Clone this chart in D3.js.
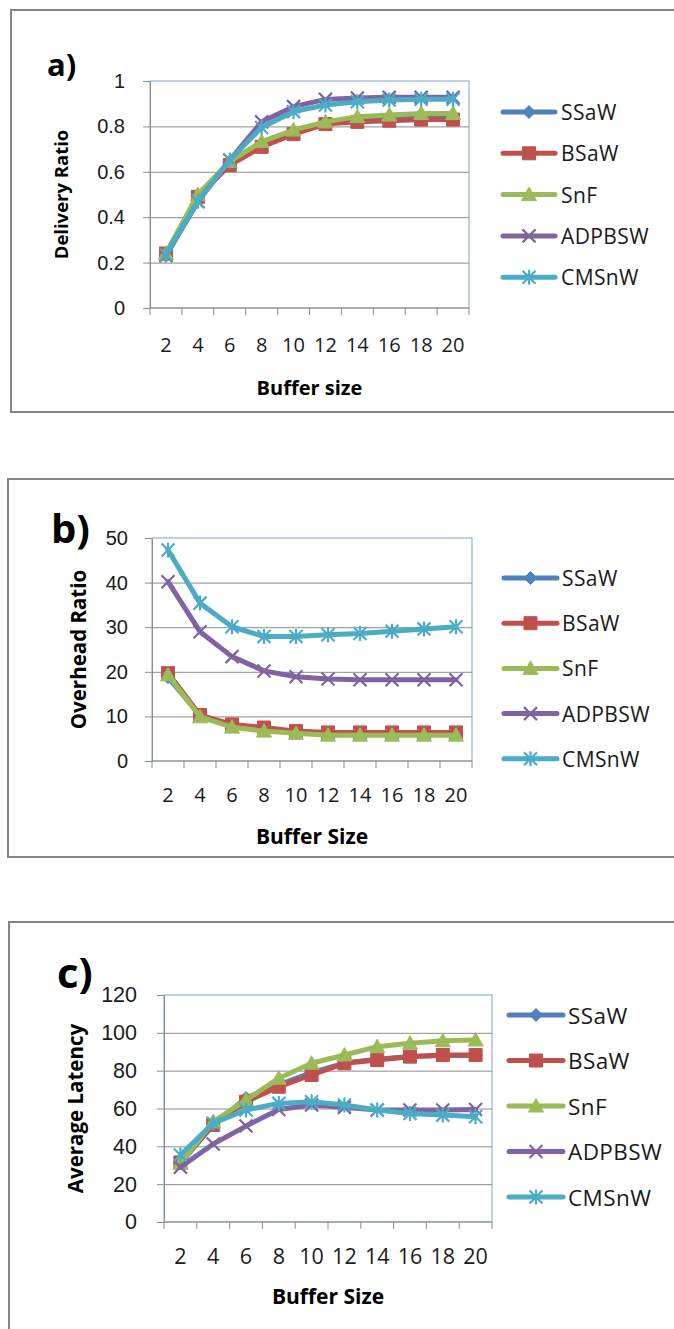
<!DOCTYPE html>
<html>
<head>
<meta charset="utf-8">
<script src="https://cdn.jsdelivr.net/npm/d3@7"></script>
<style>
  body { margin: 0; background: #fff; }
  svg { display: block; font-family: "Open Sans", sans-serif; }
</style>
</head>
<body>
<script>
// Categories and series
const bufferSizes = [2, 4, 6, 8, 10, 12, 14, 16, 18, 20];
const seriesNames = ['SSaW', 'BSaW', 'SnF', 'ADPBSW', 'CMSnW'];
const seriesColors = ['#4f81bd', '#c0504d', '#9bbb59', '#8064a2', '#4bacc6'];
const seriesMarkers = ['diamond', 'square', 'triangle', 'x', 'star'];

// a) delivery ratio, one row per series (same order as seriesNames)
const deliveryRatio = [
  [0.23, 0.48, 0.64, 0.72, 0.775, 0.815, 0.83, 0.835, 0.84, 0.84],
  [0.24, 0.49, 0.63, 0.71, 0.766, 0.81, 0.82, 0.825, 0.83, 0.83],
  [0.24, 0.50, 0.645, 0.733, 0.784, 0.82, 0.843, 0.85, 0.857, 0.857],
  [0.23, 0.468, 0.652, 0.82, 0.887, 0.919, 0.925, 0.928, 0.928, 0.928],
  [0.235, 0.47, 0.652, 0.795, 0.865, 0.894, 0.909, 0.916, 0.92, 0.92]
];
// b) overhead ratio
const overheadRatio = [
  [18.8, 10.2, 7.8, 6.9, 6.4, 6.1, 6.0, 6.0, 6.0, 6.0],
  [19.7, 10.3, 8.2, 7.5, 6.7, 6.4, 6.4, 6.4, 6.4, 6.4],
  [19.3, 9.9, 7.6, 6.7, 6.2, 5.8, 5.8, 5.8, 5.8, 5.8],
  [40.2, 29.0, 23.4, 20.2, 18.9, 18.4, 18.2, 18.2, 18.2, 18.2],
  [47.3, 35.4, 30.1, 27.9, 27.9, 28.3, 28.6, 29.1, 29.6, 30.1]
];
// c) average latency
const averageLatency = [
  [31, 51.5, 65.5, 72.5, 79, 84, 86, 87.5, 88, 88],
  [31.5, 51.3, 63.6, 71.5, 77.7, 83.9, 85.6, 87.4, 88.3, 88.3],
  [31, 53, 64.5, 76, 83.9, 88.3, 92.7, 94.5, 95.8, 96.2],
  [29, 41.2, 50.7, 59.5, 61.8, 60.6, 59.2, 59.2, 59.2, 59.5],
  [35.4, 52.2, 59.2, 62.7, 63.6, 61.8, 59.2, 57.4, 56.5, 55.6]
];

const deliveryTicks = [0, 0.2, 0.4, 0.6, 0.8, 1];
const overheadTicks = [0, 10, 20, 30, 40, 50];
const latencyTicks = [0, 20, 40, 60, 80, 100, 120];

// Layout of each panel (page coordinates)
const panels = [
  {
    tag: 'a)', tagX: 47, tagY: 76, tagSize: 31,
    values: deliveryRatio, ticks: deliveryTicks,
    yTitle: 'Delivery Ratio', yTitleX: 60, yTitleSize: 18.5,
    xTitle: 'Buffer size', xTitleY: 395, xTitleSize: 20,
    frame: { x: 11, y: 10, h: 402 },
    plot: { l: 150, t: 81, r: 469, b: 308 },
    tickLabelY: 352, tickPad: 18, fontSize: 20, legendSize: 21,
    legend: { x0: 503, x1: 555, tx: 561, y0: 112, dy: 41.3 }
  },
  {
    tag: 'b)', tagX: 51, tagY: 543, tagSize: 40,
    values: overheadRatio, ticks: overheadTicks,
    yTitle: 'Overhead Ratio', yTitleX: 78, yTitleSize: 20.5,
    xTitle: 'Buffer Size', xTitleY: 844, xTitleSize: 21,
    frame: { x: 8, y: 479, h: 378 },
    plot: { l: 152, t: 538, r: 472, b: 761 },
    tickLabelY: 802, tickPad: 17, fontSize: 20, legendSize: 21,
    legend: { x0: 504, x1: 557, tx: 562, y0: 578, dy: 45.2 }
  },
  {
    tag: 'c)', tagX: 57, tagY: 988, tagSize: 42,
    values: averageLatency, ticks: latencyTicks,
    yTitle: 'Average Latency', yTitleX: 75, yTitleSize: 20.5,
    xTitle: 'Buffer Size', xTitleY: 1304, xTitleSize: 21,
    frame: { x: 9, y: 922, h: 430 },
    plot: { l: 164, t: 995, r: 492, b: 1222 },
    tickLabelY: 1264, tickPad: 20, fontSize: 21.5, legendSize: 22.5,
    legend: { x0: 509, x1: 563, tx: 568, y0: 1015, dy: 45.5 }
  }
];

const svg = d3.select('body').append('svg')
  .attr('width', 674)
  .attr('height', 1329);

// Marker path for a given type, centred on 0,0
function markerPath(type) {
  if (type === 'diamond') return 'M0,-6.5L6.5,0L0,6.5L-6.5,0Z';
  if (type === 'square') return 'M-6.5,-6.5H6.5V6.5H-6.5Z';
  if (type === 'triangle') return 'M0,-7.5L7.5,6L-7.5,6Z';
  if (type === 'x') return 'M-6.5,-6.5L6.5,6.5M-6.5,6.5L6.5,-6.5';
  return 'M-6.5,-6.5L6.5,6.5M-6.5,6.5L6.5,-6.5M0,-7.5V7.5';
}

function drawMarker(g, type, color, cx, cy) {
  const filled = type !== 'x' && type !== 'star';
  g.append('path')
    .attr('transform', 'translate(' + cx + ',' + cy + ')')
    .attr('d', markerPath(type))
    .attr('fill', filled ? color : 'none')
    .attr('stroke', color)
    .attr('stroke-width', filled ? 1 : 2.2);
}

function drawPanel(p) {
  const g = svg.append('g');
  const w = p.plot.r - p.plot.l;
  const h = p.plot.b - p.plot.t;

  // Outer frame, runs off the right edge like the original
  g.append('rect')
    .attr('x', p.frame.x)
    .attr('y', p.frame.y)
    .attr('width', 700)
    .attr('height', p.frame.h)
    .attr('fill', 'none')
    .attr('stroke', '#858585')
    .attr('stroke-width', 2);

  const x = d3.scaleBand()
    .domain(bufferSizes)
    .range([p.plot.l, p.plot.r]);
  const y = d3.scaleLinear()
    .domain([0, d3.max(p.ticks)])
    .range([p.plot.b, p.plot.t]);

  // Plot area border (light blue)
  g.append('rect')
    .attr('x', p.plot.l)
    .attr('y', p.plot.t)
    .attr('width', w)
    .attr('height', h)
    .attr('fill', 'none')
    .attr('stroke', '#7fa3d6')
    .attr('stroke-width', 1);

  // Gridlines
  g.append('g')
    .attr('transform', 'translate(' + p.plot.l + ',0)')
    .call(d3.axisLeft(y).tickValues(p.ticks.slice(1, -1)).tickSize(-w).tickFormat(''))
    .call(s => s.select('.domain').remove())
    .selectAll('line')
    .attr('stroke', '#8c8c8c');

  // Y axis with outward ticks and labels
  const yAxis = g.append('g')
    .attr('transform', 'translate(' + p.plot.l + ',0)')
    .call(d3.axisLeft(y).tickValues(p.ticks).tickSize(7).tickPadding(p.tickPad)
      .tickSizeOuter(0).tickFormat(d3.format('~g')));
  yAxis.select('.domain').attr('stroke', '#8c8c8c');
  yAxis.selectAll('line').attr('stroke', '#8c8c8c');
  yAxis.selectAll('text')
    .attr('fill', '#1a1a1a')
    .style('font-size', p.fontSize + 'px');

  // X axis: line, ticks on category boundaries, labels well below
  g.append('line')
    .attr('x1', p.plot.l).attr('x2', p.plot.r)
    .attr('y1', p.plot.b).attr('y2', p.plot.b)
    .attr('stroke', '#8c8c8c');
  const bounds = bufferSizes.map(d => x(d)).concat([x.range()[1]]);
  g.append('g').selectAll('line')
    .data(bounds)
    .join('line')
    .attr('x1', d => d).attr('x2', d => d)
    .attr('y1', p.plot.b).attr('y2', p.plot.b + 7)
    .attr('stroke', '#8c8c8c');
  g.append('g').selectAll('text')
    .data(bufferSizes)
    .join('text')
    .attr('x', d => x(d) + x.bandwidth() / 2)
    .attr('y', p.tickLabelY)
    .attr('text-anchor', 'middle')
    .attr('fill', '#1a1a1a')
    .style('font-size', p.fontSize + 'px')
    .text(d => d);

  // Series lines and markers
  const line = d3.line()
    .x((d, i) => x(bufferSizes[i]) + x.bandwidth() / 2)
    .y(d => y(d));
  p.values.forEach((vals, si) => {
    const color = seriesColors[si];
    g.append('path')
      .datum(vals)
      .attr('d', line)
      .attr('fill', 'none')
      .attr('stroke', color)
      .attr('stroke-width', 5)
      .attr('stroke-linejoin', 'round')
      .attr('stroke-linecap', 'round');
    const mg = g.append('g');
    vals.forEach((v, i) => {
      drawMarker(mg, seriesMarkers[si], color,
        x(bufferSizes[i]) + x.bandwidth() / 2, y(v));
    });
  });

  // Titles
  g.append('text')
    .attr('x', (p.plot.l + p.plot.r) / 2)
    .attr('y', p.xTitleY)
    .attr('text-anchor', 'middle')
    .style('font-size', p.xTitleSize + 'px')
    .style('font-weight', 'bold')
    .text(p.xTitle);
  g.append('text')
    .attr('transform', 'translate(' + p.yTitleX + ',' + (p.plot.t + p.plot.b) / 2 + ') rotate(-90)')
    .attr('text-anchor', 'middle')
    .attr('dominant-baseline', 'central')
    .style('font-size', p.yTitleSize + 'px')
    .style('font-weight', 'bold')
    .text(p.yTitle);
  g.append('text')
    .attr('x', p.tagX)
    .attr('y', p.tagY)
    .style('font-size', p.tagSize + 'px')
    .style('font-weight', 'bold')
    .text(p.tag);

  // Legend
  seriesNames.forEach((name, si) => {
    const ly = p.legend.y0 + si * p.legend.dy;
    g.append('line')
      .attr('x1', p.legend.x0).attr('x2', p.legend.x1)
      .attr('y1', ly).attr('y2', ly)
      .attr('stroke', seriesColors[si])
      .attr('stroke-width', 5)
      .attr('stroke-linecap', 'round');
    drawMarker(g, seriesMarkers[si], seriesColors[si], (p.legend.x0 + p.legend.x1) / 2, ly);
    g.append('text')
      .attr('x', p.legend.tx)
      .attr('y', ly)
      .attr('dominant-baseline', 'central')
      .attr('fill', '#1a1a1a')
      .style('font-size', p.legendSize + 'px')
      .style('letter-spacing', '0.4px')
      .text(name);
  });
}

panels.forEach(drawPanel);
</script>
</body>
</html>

**PROBLEM REQUIREMENTS**
Take the lines from the start of the material to the line with "const latencyTicks = [0, 20, 40, 60, 80, 100, 120];", both included, and transcribe them exactly without the pictures.

**COMPLETED TASK**
Clone this chart in D3.js.
<!DOCTYPE html>
<html>
<head>
<meta charset="utf-8">
<script src="https://cdn.jsdelivr.net/npm/d3@7"></script>
<style>
  body { margin: 0; background: #fff; }
  svg { display: block; font-family: "Open Sans", sans-serif; }
</style>
</head>
<body>
<script>
// Categories and series
const bufferSizes = [2, 4, 6, 8, 10, 12, 14, 16, 18, 20];
const seriesNames = ['SSaW', 'BSaW', 'SnF', 'ADPBSW', 'CMSnW'];
const seriesColors = ['#4f81bd', '#c0504d', '#9bbb59', '#8064a2', '#4bacc6'];
const seriesMarkers = ['diamond', 'square', 'triangle', 'x', 'star'];

// a) delivery ratio, one row per series (same order as seriesNames)
const deliveryRatio = [
  [0.23, 0.48, 0.64, 0.72, 0.775, 0.815, 0.83, 0.835, 0.84, 0.84],
  [0.24, 0.49, 0.63, 0.71, 0.766, 0.81, 0.82, 0.825, 0.83, 0.83],
  [0.24, 0.50, 0.645, 0.733, 0.784, 0.82, 0.843, 0.85, 0.857, 0.857],
  [0.23, 0.468, 0.652, 0.82, 0.887, 0.919, 0.925, 0.928, 0.928, 0.928],
  [0.235, 0.47, 0.652, 0.795, 0.865, 0.894, 0.909, 0.916, 0.92, 0.92]
];
// b) overhead ratio
const overheadRatio = [
  [18.8, 10.2, 7.8, 6.9, 6.4, 6.1, 6.0, 6.0, 6.0, 6.0],
  [19.7, 10.3, 8.2, 7.5, 6.7, 6.4, 6.4, 6.4, 6.4, 6.4],
  [19.3, 9.9, 7.6, 6.7, 6.2, 5.8, 5.8, 5.8, 5.8, 5.8],
  [40.2, 29.0, 23.4, 20.2, 18.9, 18.4, 18.2, 18.2, 18.2, 18.2],
  [47.3, 35.4, 30.1, 27.9, 27.9, 28.3, 28.6, 29.1, 29.6, 30.1]
];
// c) average latency
const averageLatency = [
  [31, 51.5, 65.5, 72.5, 79, 84, 86, 87.5, 88, 88],
  [31.5, 51.3, 63.6, 71.5, 77.7, 83.9, 85.6, 87.4, 88.3, 88.3],
  [31, 53, 64.5, 76, 83.9, 88.3, 92.7, 94.5, 95.8, 96.2],
  [29, 41.2, 50.7, 59.5, 61.8, 60.6, 59.2, 59.2, 59.2, 59.5],
  [35.4, 52.2, 59.2, 62.7, 63.6, 61.8, 59.2, 57.4, 56.5, 55.6]
];

const deliveryTicks = [0, 0.2, 0.4, 0.6, 0.8, 1];
const overheadTicks = [0, 10, 20, 30, 40, 50];
const latencyTicks = [0, 20, 40, 60, 80, 100, 120];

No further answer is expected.